- 51°00′42″N 3°20′42″W﻿ / ﻿51.0117°N 3.3449°W
- Location: Bathealton, Somerset, England

History
- Built: Bronze Age – Iron Age

Scheduled monument
- Official name: Castles Camp
- Reference no.: 188235

= Castles Camp =

Iron Age hillfort in Somerset, England

Castles Camp is a univallate Iron Age hill fort in the Taunton Deane district of Somerset, England. The hill fort is situated approximately 1 mi west from the village of Bathealton. A few trees a scattered around the camp's defences along with Roman coins being found in previous years.

==Background==

Hill forts developed in the Late Bronze and Early Iron Age, roughly the start of the first millennium BC. The reason for their emergence in Britain, and their purpose, has been a subject of debate. It has been argued that they could have been military sites constructed in response to invasion from continental Europe, sites built by invaders, or a military reaction to social tensions caused by an increasing population and consequent pressure on agriculture.
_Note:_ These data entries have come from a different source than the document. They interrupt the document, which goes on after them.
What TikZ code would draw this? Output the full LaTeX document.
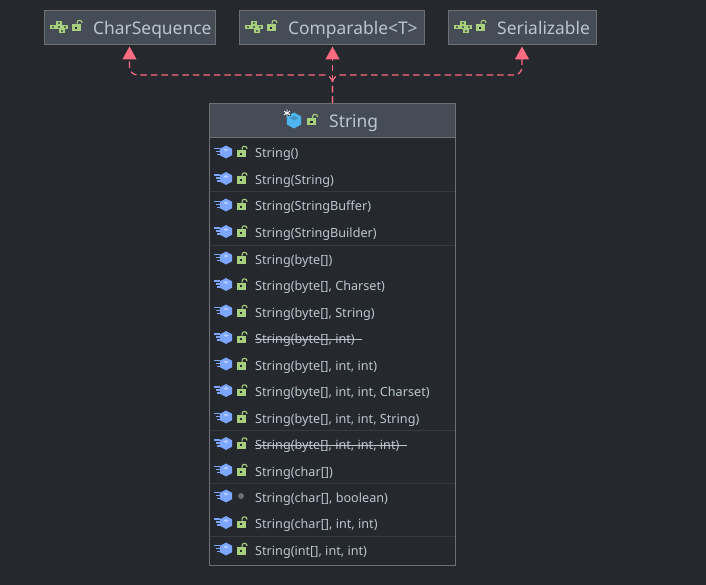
\documentclass[tikz,border=0pt]{standalone}
\usepackage{fontspec}
\setmainfont{Noto Sans}
\usetikzlibrary{arrows.meta,calc}
\definecolor{bg}{HTML}{25292E}
\definecolor{headfill}{HTML}{454C55}
\definecolor{edge}{HTML}{6E7174}
\definecolor{sep}{HTML}{373B40}
\definecolor{txt}{HTML}{BBC6D0}
\definecolor{pinkc}{HTML}{FF6B80}
\definecolor{greenc}{HTML}{A7CF7E}
\definecolor{bluec}{HTML}{7CA6FF}
\definecolor{cyanc}{HTML}{4DB6EE}
\definecolor{greyc}{HTML}{6B6F74}
\tikzset{
  x=1pt,y=-1pt,
  boxn/.style={draw=edge,fill=headfill,line width=1pt,inner sep=0pt,rectangle},
  titletxt/.style={text=txt,inner sep=0pt,anchor=base west,font=\fontsize{17.4}{20}\selectfont},
  rowtxt/.style={text=txt,inner sep=0pt,anchor=base west,font=\fontsize{12.65}{15}\selectfont},
  realize/.style={draw=pinkc,line width=1.2pt,dash pattern=on 6.5pt off 4pt,rounded corners=8pt,shorten >=1.5pt,
     -{Triangle[length=13pt,width=14pt,fill=pinkc]}},
  sepline/.style={draw=sep,line width=1pt},
  strikeln/.style={draw=txt,line width=.9pt},
  pics/lockico/.style={code={
    \fill[greenc] (-5,-2.5) rectangle (4,5);
    \fill[bg] (-1.6,.2) rectangle (.6,2.4);
    \draw[greenc,line width=1.1pt] (.6,-2.5) -- (.6,-4) .. controls (.6,-7) and (5.6,-7) .. (5.6,-3.5);
  }},
  pics/methodico/.style={code={
    \draw[bluec,line width=1.1pt] (-12,-3.5) -- (-6,-3.5) (-10.5,-.5) -- (-6,-.5) (-9,2.5) -- (-6,2.5);
    \fill[bluec] (0,-6.4) -- (6.2,-3.2) -- (6.2,3.2) -- (0,6.4) -- (-6.2,3.2) -- (-6.2,-3.2) -- cycle;
    \fill[white!45!bluec] (0,-3.4) -- (2.6,-2) -- (0,-.6) -- (-2.6,-2) -- cycle;
  }},
  pics/classico/.style={code={
    \fill[cyanc] (0,-8) -- (7.2,-4) -- (7.2,4) -- (0,8) -- (-7.2,4) -- (-7.2,-4) -- cycle;
    \fill[bg!25!cyanc] (0,-4.6) -- (4.4,-2.4) -- (0,-.2) -- (-4.4,-2.4) -- cycle;
    \fill[headfill] (-10.5,-11) rectangle (-3.5,-4);
    \draw[white,line width=.9pt] (-7,-11) -- (-7,-4) (-10,-9.2) -- (-4,-5.8) (-10,-5.8) -- (-4,-9.2);
  }},
  pics/ifaceico/.style={code={
    \foreach \cx/\cy in {-6/0,0/0,6/0,0/-4,3/4}{
      \fill[greenc] (\cx-3,\cy-2.2) rectangle (\cx+3,\cy+2.2);
    }
    \foreach \cx/\cy in {-6/0,0/0,6/0,0/-4,3/4}{
      \fill[bg!60!greenc] (\cx-1,\cy-.8) rectangle (\cx+1,\cy+.8);
    }
  }},
}
\newcommand{\methodrow}[3]{%
  \pic at (226,#1-1) {methodico};
  \pic at (241.5,#1-.5) {lockico};
  \node[rowtxt] (#2) at (255,#1+5) {#3};
}
\begin{document}
\begin{tikzpicture}
\useasboundingbox[fill=bg] (0,0) rectangle (706,585);
% top boxes
\node[boxn,minimum width=171pt,minimum height=34pt] (csq) at (129.5,27.5) {};
\node[boxn,minimum width=185pt,minimum height=34pt] (cmp) at (331.5,27.5) {};
\node[boxn,minimum width=148pt,minimum height=34pt] (ser) at (522,27.5) {};
\pic at (59,27) {ifaceico};
\pic at (76.5,26.5) {lockico};
\node[titletxt] (csqt) at (93,34.6) {CharSequence};
\pic at (254,27) {ifaceico};
\pic at (271.5,26.5) {lockico};
\node[titletxt] (cmpt) at (288,34.6) {Comparable<T>};
\pic at (463,27) {ifaceico};
\pic at (480.5,26.5) {lockico};
\node[titletxt] (sert) at (497,34.6) {Serializable};
% class box
\node[draw=edge,fill=bg,line width=1pt,inner sep=0pt,minimum width=246pt,minimum height=461.5pt] (body) at (332.5,334.25) {};
\node[boxn,minimum width=246pt,minimum height=34pt] (head) at (332.5,120.5) {};
\pic at (294,120.5) {classico};
\pic at (312,120.5) {lockico};
\node[titletxt] (headt) at (329,128) {String};
% connectors
\coordinate (bus) at (332.5,75);
\draw[realize] (head.north) -- (head.north |- cmp.south);
\draw[realize] (head.north) |- (bus -| csq.south) -- (csq.south);
\draw[realize] (head.north) |- (bus -| ser.south) -- (ser.south);
% separators
\foreach \yy in {192,245.5,430.5,483.5,536.5}{
  \draw[sepline] (210,\yy) -- (455,\yy);
}
% rows
\methodrow{153}{r1}{String()}
\methodrow{179.5}{r2}{String(String)}
\methodrow{206}{r3}{String(StringBuffer)}
\methodrow{232.5}{r4}{String(StringBuilder)}
\methodrow{259}{r5}{String(byte[])}
\methodrow{285.5}{r6}{String(byte[], Charset)}
\methodrow{312}{r7}{String(byte[], String)}
\methodrow{338.5}{r8}{String(byte[], int)}
\methodrow{365}{r9}{String(byte[], int, int)}
\methodrow{391.5}{r10}{String(byte[], int, int, Charset)}
\methodrow{418}{r11}{String(byte[], int, int, String)}
\methodrow{444.5}{r12}{String(byte[], int, int, int)}
\methodrow{471}{r13}{String(char[])}
\pic at (226,496) {methodico};
\fill[greyc] (241,496) circle (3pt);
\node[rowtxt] (r14) at (255,502) {String(char[], boolean)};
\methodrow{523.5}{r15}{String(char[], int, int)}
\methodrow{550}{r16}{String(int[], int, int)}
\draw[strikeln] ($(r8.base west)+(0,-4.5)$) -- ($(r8.base east)+(7,-4.5)$);
\draw[strikeln] ($(r12.base west)+(0,-4.5)$) -- ($(r12.base east)+(7,-4.5)$);
\end{tikzpicture}
\end{document}
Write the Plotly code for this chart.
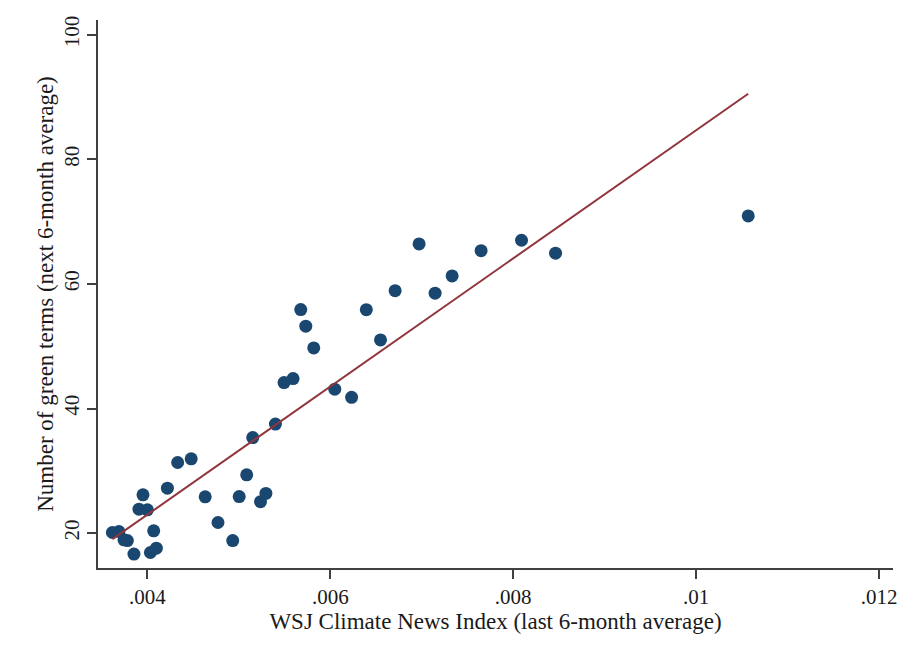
import numpy as np
import plotly.graph_objects as go

# WSJ Climate News Index (last 6-month average)
wsj_index = [0.003617, 0.003689, 0.003744, 0.003781, 0.003853, 0.003908, 0.003952, 0.004000,
             0.004033, 0.004069, 0.004098, 0.004219, 0.004331, 0.004479, 0.004632, 0.004772,
             0.004933, 0.005004, 0.005086, 0.005152, 0.005237, 0.005296, 0.005400, 0.005494,
             0.005593, 0.005677, 0.005732, 0.005819, 0.006049, 0.006233, 0.006394, 0.006549,
             0.006709, 0.006971, 0.007146, 0.007332, 0.007649, 0.008091, 0.008463, 0.010570]
# Number of green terms (next 6-month average)
green_terms = [20.1, 20.26, 18.93, 18.81, 16.63, 23.85, 26.14, 23.74,
               16.89, 20.37, 17.59, 27.22, 31.33, 31.92, 25.82, 21.7,
               18.81, 25.86, 29.35, 35.34, 25.05, 26.37, 37.5, 44.16,
               44.81, 55.88, 53.21, 49.73, 43.1, 41.79, 55.86, 51.01,
               58.92, 66.42, 58.51, 61.28, 65.34, 67.01, 64.93, 70.91]

x_tick_vals = [0.004, 0.006, 0.008, 0.010, 0.012]
x_tick_text = [".004", ".006", ".008", ".01", ".012"]
y_tick_vals = [20, 40, 60, 80, 100]
y_tick_text = ["20", "40", "60", "80", "100"]

x = np.array(wsj_index)
y = np.array(green_terms)
slope, intercept = np.polyfit(x, y, 1)
fit_x = np.array([x.min(), x.max()])
fit_y = intercept + slope * fit_x

FONT = "Liberation Serif, Times New Roman, serif"
AX = "#404040"

fig = go.Figure()
fig.add_trace(go.Scatter(x=x, y=y, mode="markers",
                         marker=dict(color="#1a476f", size=13, line=dict(width=0)),
                         showlegend=False, cliponaxis=False))
fig.add_trace(go.Scatter(x=fit_x, y=fit_y, mode="lines",
                         line=dict(color="#90353b", width=2),
                         showlegend=False))

fig.update_layout(
    width=903, height=654,
    margin=dict(l=98, r=10, t=20, b=86, autoexpand=False),
    paper_bgcolor="white", plot_bgcolor="white",
    font=dict(family=FONT, size=19, color="#1a1a1a"),
    xaxis=dict(range=[0.00346, 0.012153], tickvals=x_tick_vals, ticktext=x_tick_text,
               showgrid=False, zeroline=False, showline=True, linecolor=AX, linewidth=1.5,
               ticks="outside", ticklen=9, tickwidth=1.5, tickcolor=AX, automargin=False,
               title=dict(text="WSJ Climate News Index (last 6-month average)", standoff=0),
               tickfont=dict(size=21)),
    yaxis=dict(range=[14.4, 102.36], tickvals=y_tick_vals, ticktext=y_tick_text,
               showgrid=False, zeroline=False, showline=True, linecolor=AX, linewidth=1.5,
               ticks="outside", ticklen=9, tickwidth=1.5, tickcolor=AX, tickangle=-90,
               automargin=False,
               title=dict(text="Number of green terms (next 6-month average)", standoff=0),
               tickfont=dict(size=21)),
)

fig.write_html("out.html")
The dominant view since the 1960s has been that the increasing use of iron led to social changes in Britain. Deposits of iron ore were located in different places to the tin and copper ore necessary to make bronze, and as a result trading patterns shifted and the old elites lost their economic and social status. Power passed into the hands of a new group of people. Archaeologist Barry Cunliffe believes that population increase still played a role and has stated "[the forts] provided defensive possibilities for the community at those times when the stress [of an increasing population] burst out into open warfare. But I wouldn't see them as having been built because there was a state of war. They would be functional as defensive strongholds when there were tensions and undoubtedly some of them were attacked and destroyed, but this was not the only, or even the most significant, factor in their construction".